Whether deploying a portable unit for remote lithium sampling or a heavy-duty hydraulic rig for deep copper exploration, the focus must remain on the integrity of the core. At the end of the day, the core is the only asset that justifies the investment.
FAQ
What is the average core recovery rate required for a successful mineral exploration project?
Most geological standards require a minimum of 90% to 95% core recovery. Anything below this can lead to “missing” the ore body or miscalculating the grade of the deposit. High-quality hydraulic rigs are specifically designed to maximize this rate in difficult ground conditions.
How does drilling depth affect the choice of a coring rig?

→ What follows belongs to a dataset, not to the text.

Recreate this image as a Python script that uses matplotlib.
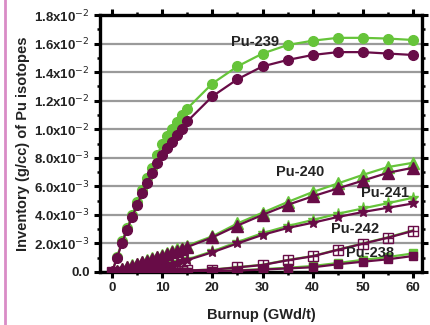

As depth increases, the weight of the drill string increases, requiring more hoisting capacity. Additionally, “hole drag” increases, necessitating higher torque. While spindle rigs are excellent for depths up to 600m, deep-hole exploration (800m-2000m+) typically requires the advanced hoisting and rotation control of full hydraulic systems.
Can a coring drilling rig be used in environmental or geotechnical applications?
Yes. While this case study focuses on mineral exploration, the same technology is used for “Soil Nailing” or “Site Investigation” in construction. However, geotechnical rigs often prioritize larger diameter samples (HQ or PQ) at shallower depths compared to the deep, slim-hole NQ drilling common in mining.
What are the primary maintenance costs for a hydraulic coring rig?
The main expenses include hydraulic fluid changes, filter replacements, and the inspection of high-pressure hoses. Mechanical wear items include the drive chuck jaws, wireline cables, and the cooling system for the engine.
Reference Sources
- ASTM D2113: Standard Practice for Rock Core Drilling and Sampling of Rock for Site Investigation.
- International Society for Rock Mechanics (ISRM): Guidelines for core logging and sampling.
- SD Wanli Technical Documentation: Specification sheets for the Full Hydraulic and Spindle Coring Series.
- SGS Mineral Services: Technical bulletins on core recovery and geological data integrity.